Include the line containing "W, H = 888, 1204" and all lines before it, repeated exactly from the listing below, without pictures.

* [Data provided]
********

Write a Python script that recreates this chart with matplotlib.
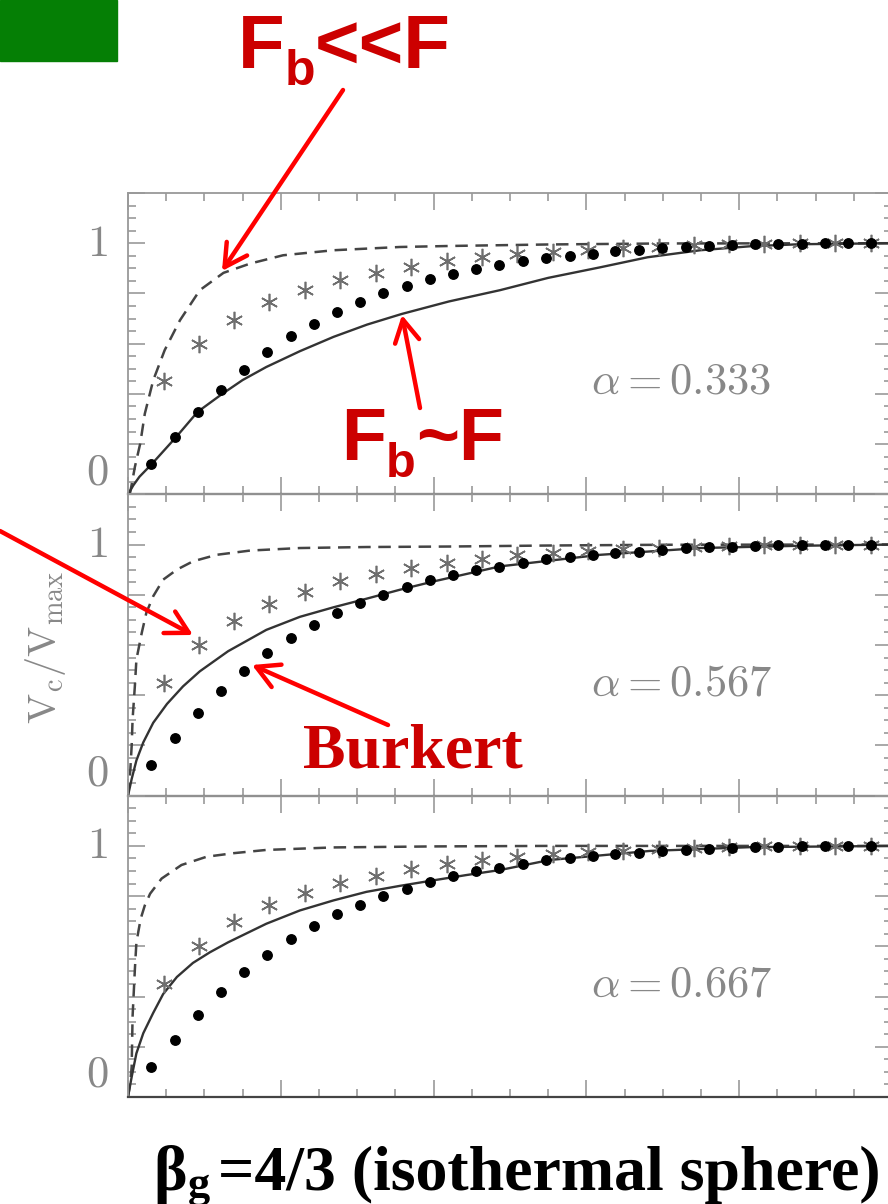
import matplotlib
matplotlib.use('Agg')
import matplotlib.pyplot as plt
from matplotlib.ticker import MultipleLocator
from matplotlib.patches import Rectangle, FancyArrowPatch

W, H = 888, 1204

# Burkert profile (filled dots), same in every panel
burkert_x = [0.030, 0.061, 0.091, 0.122, 0.152, 0.182, 0.213, 0.243, 0.274, 0.304,
             0.334, 0.365, 0.395, 0.426, 0.456, 0.486, 0.517, 0.547, 0.578, 0.608,
             0.638, 0.669, 0.699, 0.730, 0.760, 0.790, 0.821, 0.851, 0.882, 0.912,
             0.942, 0.973]
burkert_v = [0.120, 0.228, 0.328, 0.417, 0.497, 0.567, 0.629, 0.680, 0.727, 0.766,
             0.800, 0.830, 0.857, 0.879, 0.899, 0.912, 0.928, 0.943, 0.950, 0.959,
             0.968, 0.972, 0.979, 0.985, 0.989, 0.992, 0.995, 0.997, 0.998, 0.999,
             1.000, 1.000]

# asterisks, same in every panel
star_x = [0.047, 0.093, 0.139, 0.185, 0.232, 0.278, 0.324, 0.370, 0.417, 0.463,
          0.509, 0.556, 0.602, 0.648, 0.695, 0.741, 0.787, 0.833, 0.880, 0.926, 0.972]
star_v = [0.450, 0.600, 0.695, 0.764, 0.812, 0.853, 0.882, 0.907, 0.928, 0.944,
          0.957, 0.967, 0.974, 0.981, 0.986, 0.991, 0.995, 0.998, 1.000, 1.000, 1.000]

alphas = ['0.333', '0.567', '0.667']

# solid curves (F_b ~ F)
solid_x_1 = [0, 0.007, 0.015, 0.031, 0.063, 0.091, 0.122, 0.150, 0.181, 0.225, 0.269,
             0.313, 0.358, 0.420, 0.487, 0.550, 0.618, 0.680, 0.749, 0.815, 0.880, 1.0]
solid_v_1 = [0, 0.036, 0.070, 0.120, 0.228, 0.328, 0.397, 0.455, 0.507, 0.570, 0.627,
             0.676, 0.718, 0.768, 0.813, 0.862, 0.904, 0.944, 0.972, 0.988, 0.996, 1.0]
solid_x_2 = [0, 0.0048, 0.011, 0.020, 0.033, 0.051, 0.072, 0.094, 0.131, 0.181,
             0.225, 0.269, 0.312, 0.356, 0.400, 0.487, 0.618, 0.749, 0.880, 1.0]
solid_v_2 = [0, 0.066, 0.140, 0.212, 0.290, 0.365, 0.435, 0.495, 0.575, 0.660,
             0.712, 0.750, 0.784, 0.820, 0.853, 0.913, 0.959, 0.986, 0.995, 1.0]
solid_x_3 = [0, 0.0048, 0.011, 0.020, 0.033, 0.046, 0.064, 0.085, 0.107, 0.131,
             0.181, 0.225, 0.269, 0.312, 0.356, 0.400, 0.443, 0.487, 0.552, 0.683,
             0.814, 1.0]
solid_v_3 = [0, 0.080, 0.174, 0.254, 0.335, 0.410, 0.478, 0.534, 0.576, 0.616,
             0.690, 0.743, 0.783, 0.817, 0.841, 0.863, 0.884, 0.904, 0.944, 0.980,
             0.995, 1.0]

# dashed curves (F_b << F)
dash_x_1 = [0, 0.003, 0.009, 0.016, 0.022, 0.033, 0.048, 0.068, 0.094, 0.125,
            0.160, 0.203, 0.269, 0.356, 0.421, 0.550, 0.700, 1.0]
dash_v_1 = [0, 0.009, 0.109, 0.202, 0.321, 0.454, 0.574, 0.693, 0.813, 0.882,
            0.919, 0.952, 0.972, 0.985, 0.989, 0.995, 0.999, 1.0]
dash_x_2 = [0, 0.003, 0.0048, 0.006, 0.009, 0.011, 0.018, 0.024, 0.033, 0.046,
            0.064, 0.085, 0.116, 0.160, 0.225, 0.312, 0.421, 0.550, 0.700, 1.0]
dash_v_2 = [0, 0.100, 0.198, 0.304, 0.437, 0.542, 0.648, 0.728, 0.794, 0.860,
            0.900, 0.933, 0.959, 0.976, 0.986, 0.990, 0.992, 0.996, 0.999, 1.0]
dash_x_3 = [0, 0.003, 0.0048, 0.006, 0.009, 0.011, 0.0166, 0.022, 0.029, 0.044,
            0.070, 0.103, 0.138, 0.181, 0.269, 0.400, 0.550, 1.0]
dash_v_3 = [0, 0.060, 0.120, 0.321, 0.509, 0.616, 0.710, 0.763, 0.810, 0.870,
            0.924, 0.957, 0.971, 0.984, 0.994, 0.998, 1.0, 1.0]

solids = [(solid_x_1, solid_v_1), (solid_x_2, solid_v_2), (solid_x_3, solid_v_3)]
dashes = [(dash_x_1, dash_v_1), (dash_x_2, dash_v_2), (dash_x_3, dash_v_3)]

plt.rcParams['lines.scale_dashes'] = False


def fx(px):
    return px / W


def fy(py):
    return 1 - py / H


fig = plt.figure(figsize=(W / 100, H / 100), dpi=100)

# green box top left
fig.patches.append(Rectangle((0, fy(61)), fx(117), 61 / H, transform=fig.transFigure,
                             color='#057f05', zorder=0))

tops = [193, 494.3, 795.7]
ph = 301.3
for i in range(3):
    ax = fig.add_axes([fx(128), fy(tops[i] + ph), 764 / W, ph / H])
    ax.set_xlim(0, 1)
    ax.set_ylim(0, 1.2)
    ax.xaxis.set_major_locator(MultipleLocator(0.2))
    ax.xaxis.set_minor_locator(MultipleLocator(0.05))
    ax.yaxis.set_major_locator(MultipleLocator(0.2))
    ax.yaxis.set_minor_locator(MultipleLocator(0.05))
    ax.tick_params(which='both', direction='in', top=True, right=True,
                   labelleft=False, labelbottom=False, color='#999999', width=1.2)
    ax.tick_params(which='major', length=12)
    ax.tick_params(which='minor', length=6)
    for s in ['left', 'right', 'top']:
        ax.spines[s].set_color('#999999')
        ax.spines[s].set_linewidth(1.3)
    ax.spines['bottom'].set_color('#444444')
    ax.spines['bottom'].set_linewidth(1.6)
    ax.patch.set_alpha(0)

    dx, dv = dashes[i]
    ax.plot(dx, dv, color='#444444', lw=1.8, dashes=(9, 5.5))
    sx, sv = solids[i]
    ax.plot(sx, sv, color='#333333', lw=1.7)
    ax.plot(star_x, star_v, ls='none', marker=(6, 2, 0), ms=12.5, mew=1.2, color='#6e6e6e')
    ax.plot(burkert_x, burkert_v, ls='none', marker='o', ms=6.8, color='black')

    ax.text(0.724, 0.45, r'$\alpha = %s$' % alphas[i], ha='center', va='center',
            fontsize=32, color='#888888', math_fontfamily='cm')
    ax.text(-0.026, 1, r'$1$', transform=ax.get_yaxis_transform(), ha='right',
            va='center', fontsize=32, color='#888888', math_fontfamily='cm')
    ax.text(-0.026, 0.005, r'$0$', transform=ax.get_yaxis_transform(), ha='right',
            va='bottom', fontsize=32, color='#888888', math_fontfamily='cm')

fig.text(fx(45), fy(647), r'$\mathrm{V_c/V_{max}}$', rotation=90, ha='center',
         va='center', fontsize=29, color='#888888', math_fontfamily='cm')

renderer = fig.canvas.get_renderer()


def chain(pieces, x0, base, **kw):
    x = x0
    for s, size, drop in pieces:
        t = fig.text(fx(x), fy(base + drop), s, fontsize=size, ha='left',
                     va='baseline', **kw)
        x += t.get_window_extent(renderer=renderer).width


red_sans = dict(family='Liberation Sans', weight='bold', color='#cc0000')
chain([('F', 55, 0), ('b', 36, 17), ('<<F', 55, 0)], 238, 68, **red_sans)
chain([('F', 53, 0), ('b', 35, 17), ('~F', 53, 0)], 341, 460, **red_sans)

fig.text(fx(303), fy(767), 'Burkert', fontsize=46, family='Liberation Serif',
         weight='bold', color='#cc0000', va='baseline', ha='left')

serif_bold = dict(family='Liberation Serif', weight='bold', color='black',
                  va='baseline', ha='left')
fig.text(fx(153), fy(1190), '\u03b2', fontsize=46, **serif_bold)
fig.text(fx(188), fy(1197), 'g', fontsize=32, **serif_bold)
fig.text(fx(218), fy(1190), '=4/3 (isothermal sphere)', fontsize=46, **serif_bold)

# red arrows (tail, tip) in image pixels
arrows = [((343, 90), (222, 271)),
          ((420, 408), (402, 315)),
          ((0, 531), (193, 635)),
          ((388, 725), (252, 665))]
for (x0, y0), (x1, y1) in arrows:
    fig.patches.append(FancyArrowPatch((fx(x0), fy(y0)), (fx(x1), fy(y1)),
                                       transform=fig.transFigure,
                                       arrowstyle='->,head_length=1.0,head_width=0.55',
                                       mutation_scale=16, lw=3.2, color='#ff0000',
                                       shrinkA=0, shrinkB=0, zorder=10))

fig.savefig('out.png', dpi=100)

********

* [Answer to the task]
Write a Python script that recreates this chart with matplotlib.
import matplotlib
matplotlib.use('Agg')
import matplotlib.pyplot as plt
from matplotlib.ticker import MultipleLocator
from matplotlib.patches import Rectangle, FancyArrowPatch

W, H = 888, 1204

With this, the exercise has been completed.